Another option for IRA owners is to name a trust as the beneficiary of the IRA. Levine suggests not doing this if you can accomplish your goals without it. But there are many cases when a trust will accomplish things that giving the IRA outright to a beneficiary won’t do.
Estate planning attorney Ilene McCauley, from Scottsdale, Arizona, says some of those instances are when you want to protect the IRA from a divorce of a beneficiary or guarantee that the proceeds go to your children when your spouse dies or remarries. McCauley recommends using a living trust as the IRA beneficiary rather than a testamentary trust established through a will.
LARRY LIGHT: Another problem area is taking required mandatory distributions, or RMDs. The simple thing to understand is that you must withdraw a given amount from your tax-deferred retirement plans after 70½. But you don’t have to take it from each IRA. You can combine, or aggregate, the accounts and choose among them which you want to take money from, and pack it altogether in one check. But there are some complications, right?
RICK KAHLER: RMD aggregation rules are widely misunderstood even by advisors. Levine asked the group of about 50 advisors this question: “If a 72-year-old client had two traditional IRAs, two 401(k)s, and two 403(b)s, how many RMD checks would need to be issued?”
Only three advisors got the right answer—four checks. You can aggregate the RMDs from the two traditional IRA accounts and take the combined RMD out of just one account. You can do the same with the two 401(k) accounts. But with the 403(b) accounts you must take the RMD separately from each account. You can’t aggregate them or you face penalties and taxes.

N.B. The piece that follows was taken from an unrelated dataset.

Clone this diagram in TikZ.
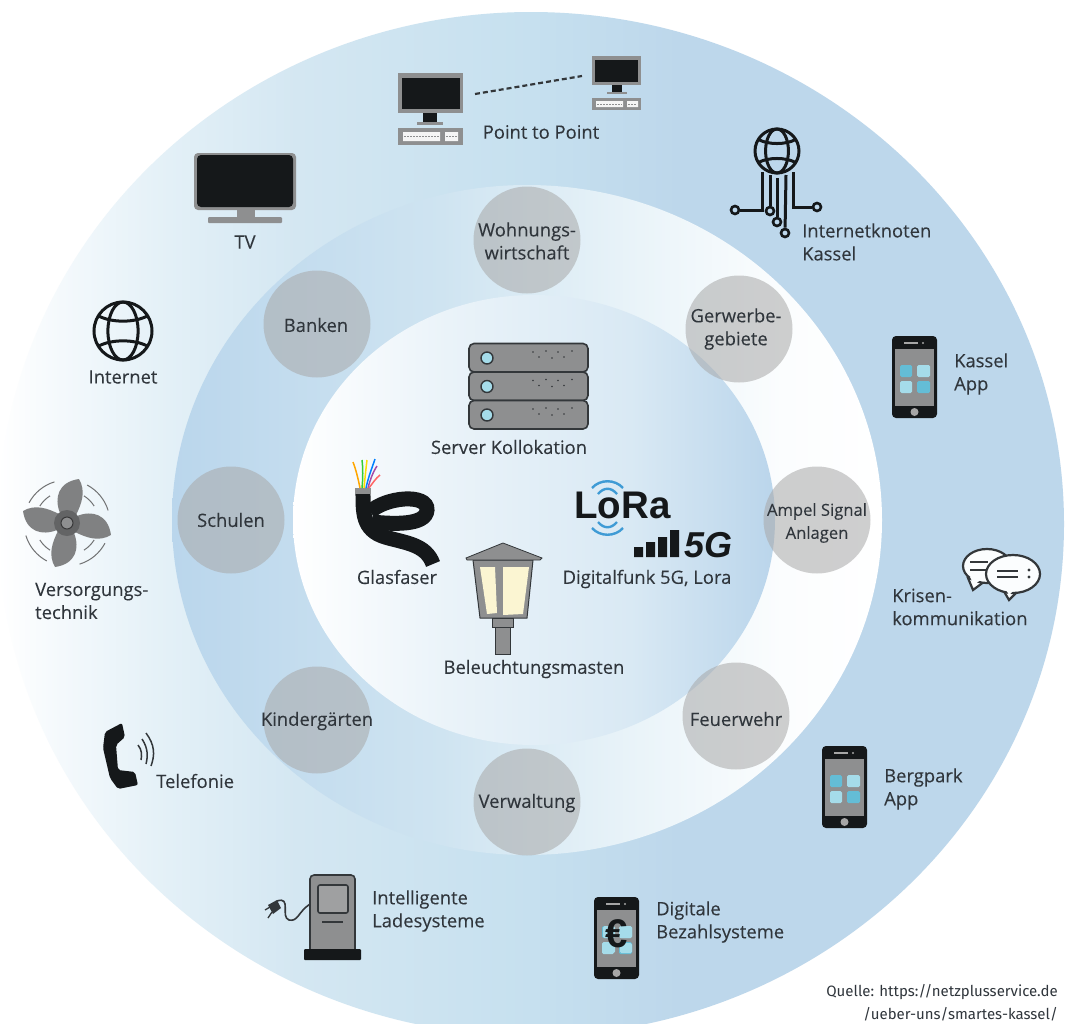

LARRY LIGHT: Then there are problems with designating IRA beneficiaries—who you leave the accounts to after you die. Tell us about these.
RICK KAHLER: Not doing periodic reviews of IRA beneficiaries is where a lot of people run into trouble. It’s important to review your IRA beneficiaries regularly. This is especially crucial when a beneficiary dies or you get remarried.
For example, assume you want your employer’s retirement plan to go to your children upon your death. You remarry, but don’t have your new spouse sign a disclaimer waiving rights to your retirement plan. If you die after one year of marriage, your new spouse, not your children, inherits the employer’s retirement plan funds.
The reverse is true with an IRA or a 403(b). Let’s assume you listed your kids as the beneficiaries on either of these accounts. If you remarry and want the proceeds to go to your new spouse but you forget to sign a change of beneficiary form, there is no one-year rule as there is with an employer’s plan. Your kids, not your spouse, will inherit the account.
The bottom line is that, to get the most benefit from a retirement plan, you need to do your homework and seek appropriate advice. The money you save by avoiding IRA mistakes can make a big difference in your security and standard of living in retirement.